À travers la voix fiévreuse de Frédéric Nevechirlian, Eric Vuillard constate que « Les ancêtres sont des forces défavorables ». « Les ancêtres sont des corps gigantesques, des présences dont les dimensions soustraites à notre vue étirent les signes de la providence qui sont les agents de décomposition des cadavres. ( …) Les pensées semblent venues de notre esprit, mais elles paraissent tenir par une espèce de filament secret aux règnes des esprits antérieurs. Il existe dans nos pensées une accumulation mystérieuse d’angoisse et de splendeur. » Cette angoisse et cette splendeur, c’est un peu l’ambivalence de l’héritage de la France.

 «Mais ils s’introduisent comme du poison dans mes veines, ils viennent se coller sur mes yeux ; et je passe beaucoup de temps à les détruire, je passe beaucoup de temps à les retirer de moi,… ». L’héritage colonial de France, sa difficulté à construire un projet global.

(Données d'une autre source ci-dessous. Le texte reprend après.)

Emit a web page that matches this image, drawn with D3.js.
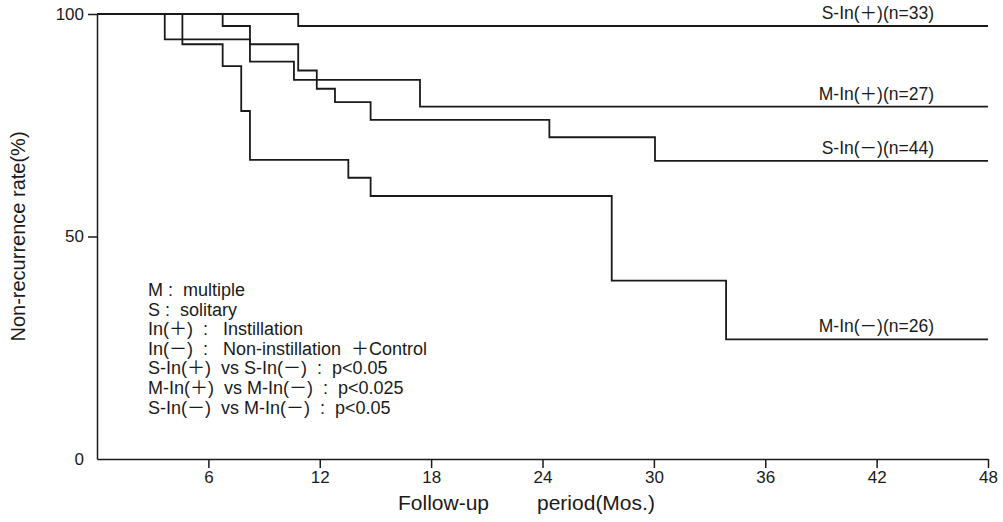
<!DOCTYPE html>
<html>
<head>
<meta charset="utf-8">
<script src="https://cdn.jsdelivr.net/npm/d3@7"></script>
<style>
  body { margin: 0; background: #fff; }
  svg text { font-family: "Liberation Sans", Arial, "Noto Sans CJK JP", sans-serif; fill: #1a1a1a; }
  .axis path, .axis line { stroke: #1a1a1a; stroke-width: 1.5; }
  .axis text { font-family: "Liberation Sans Narrow", "Arial Narrow", "Liberation Sans", sans-serif; }
  .curve { fill: none; stroke: #1a1a1a; stroke-width: 1.8; }
</style>
</head>
<body>
<svg id="chart" width="1003" height="522"></svg>
<script>
// follow-up months where a step happens, and survival (%) after the step
var sInPlusT  = [0, 10.84];
var sInPlusV  = [100, 97.3];
var mInPlusT  = [0, 3.65, 8.24, 10.61, 17.4];
var mInPlusV  = [100, 94.3, 89.3, 85.2, 79.2];
var sInMinusT = [0, 6.77, 8.24, 10.84, 11.84, 12.82, 14.74, 24.37, 30.06];
var sInMinusV = [100, 97.3, 93.2, 87.3, 83.2, 80.2, 76.2, 72.3, 67.0];
var mInMinusT = [0, 4.6, 6.77, 7.77, 8.24, 13.54, 14.74, 27.73, 33.89];
var mInMinusV = [100, 93.2, 88.3, 78.2, 67.2, 63.2, 59.1, 40.1, 26.9];

var seriesNames = ["S-In(＋)(n=33)", "M-In(＋)(n=27)", "S-In(－)(n=44)", "M-In(－)(n=26)"];
var xTicks = [6, 12, 18, 24, 30, 36, 42, 48];
var yTicks = [0, 50, 100];
var notes = [
    "M :  multiple",
    "S :  solitary",
    "In(＋)  :   Instillation",
    "In(－)  :   Non-instillation  ＋Control",
    "S-In(＋)  vs S-In(－)  :  p<0.05",
    "M-In(＋)  vs M-In(－)  :  p<0.025",
    "S-In(－)  vs M-In(－)  :  p<0.05"
];

var svg = d3.select("#chart");

var x = d3.scaleLinear().domain([0, 48]).range([97, 988]);
var y = d3.scaleLinear().domain([0, 100]).range([459, 14]);

// axes
svg.append("g")
    .attr("class", "axis")
    .attr("transform", "translate(0," + y(0) + ")")
    .call(d3.axisBottom(x).tickValues(xTicks).tickSize(9).tickSizeOuter(0).tickPadding(3))
    .call(g => g.selectAll("text").attr("font-size", 17).attr("fill", "#1a1a1a"));

svg.append("g")
    .attr("class", "axis")
    .attr("transform", "translate(" + x(0) + ",0)")
    .call(d3.axisLeft(y).tickValues(yTicks).tickSize(9).tickSizeOuter(0).tickPadding(4))
    .call(g => g.selectAll(".tick line").filter(d => d === 0).remove())
    .call(g => g.selectAll("text").attr("font-size", 17).attr("fill", "#1a1a1a"));

// curves
var curveData = [
    [sInPlusT, sInPlusV],
    [mInPlusT, mInPlusV],
    [sInMinusT, sInMinusV],
    [mInMinusT, mInMinusV]
].map(function (s) {
    var pts = s[0].map(function (t, i) { return [t, s[1][i]]; });
    pts.push([48, s[1][s[1].length - 1]]);
    return pts;
});

var line = d3.line()
    .x(d => x(d[0]))
    .y(d => y(d[1]))
    .curve(d3.curveStepAfter);

svg.selectAll(".curve")
    .data(curveData)
    .enter()
    .append("path")
    .attr("class", "curve")
    .attr("d", line);

// labels above the line ends
svg.selectAll(".end-label")
    .data(curveData)
    .enter()
    .append("text")
    .attr("class", "end-label")
    .attr("x", 934)
    .attr("y", d => y(d[d.length - 1][1]) - 7)
    .attr("text-anchor", "end")
    .attr("font-size", 17.5)
    .text((d, i) => seriesNames[i]);

// notes block
svg.selectAll(".note")
    .data(notes)
    .enter()
    .append("text")
    .attr("class", "note")
    .attr("x", 148)
    .attr("y", (d, i) => 296 + i * 19.6)
    .attr("font-size", 18)
    .style("white-space", "pre")
    .text(d => d);

// axis titles
svg.append("text")
    .attr("x", 398)
    .attr("y", 510)
    .attr("font-size", 21)
    .text("Follow-up");

svg.append("text")
    .attr("x", 537)
    .attr("y", 510)
    .attr("font-size", 21)
    .text("period(Mos.)");

svg.append("text")
    .attr("transform", "translate(25," + y(50) + ") rotate(-90)")
    .attr("text-anchor", "middle")
    .attr("font-size", 20)
    .text("Non-recurrence rate(%)");
</script>
</body>
</html>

Ces musiciens issus de la musique classique et le slameur Frédéric ont décidé de se croiser. Mais le  croisement n’est pas sans riper. Doit-on respecter la partition ou s’en éloigner pour laisser encore plus de champ à l’improvisation ? Doit-on laisser place à la surprise, à l’émotion, mais à davantage de chaos ? Car que cherche-t-on ? Le vidéaste Patrick Laffont, comme un passeur, fait le lien. Ces artistes ont voulu se confronter à un univers différent du leur. C’est difficile, c’est parfois frustrant,  leurs altérités  comme autant d’aspérités s’entrechoquent. Comment va s’articuler leur projet : la partition ou le chaos ? Nous les quittons sur ces interrogations.

Comme un écho, le lendemain Eva Doumbia présente au 3bisF à Aix-en-Provence.  « Je t’écris… Le métissage ne s’arrête-t-il pas où commence l’oubli (du voyage) ? »,  première étape d’un travail de création.

Avec sa troupe, la Compagnie La part du pauvre, Eva Doumbia nous accueille. Elle se tient face à nous et s’adresse à la foule compacte et mélangée venue assister à la représentation.  Ce « mélange » du public est celui des âges et des origines en miroir à cette équipe d’artistes.

Avec un souci de clarté et une empathie certaine pour ceux qui se sont déplacés pour voir, Eva Doumbia explique sa démarche.  Car précisément, elle conçoit le processus créatif dans cet aller-retour avec la salle.

Le spectacle est composé d’une série de monologues. Ils sont ceux des personnes que France, l’héroïne venue du Brésil a rencontré dans le cadre de ses études. Elles ont partagé l’intimité de France et chacune à leur tour nous raconte leur identité et leur relation avec France.

Les personnages de la pièce d’Eva Doumbia entretiennent tous un rapport avec l’Afrique. Certains sont pieds-noirs, d’autres ont vu leurs parents fuirent l’Afrique pour cause de guerre civile, d’autres ont simplement quitté l’Afrique pour faire carrière en France.

Cette mosaïque de témoignages dessine le portrait de leur interlocutrice, de leur terre d’accueil communes : France.

Le travail inachevé d’Eva Doumbia mérite d’être retravaillé quant à son rythme, mais l’essentiel est réussi : il touche chacun de nous en ce qu’il interroge sans partis pris le rapport que nous entretenons avec notre propre identité nationale.

Le projet d’Eva Doumbia tisse des liens avec celui de David Bobée et avec les mots d’Eric Vuillard prononcés la veille par Frédéric Nevchehirlian. En nous permettant de mieux comprendre leur processus artistique, ces artistes nous guident vers une lecture complexe de notre identité.  Cette question si intime qui questionne notre capacité à construire un projet collectif.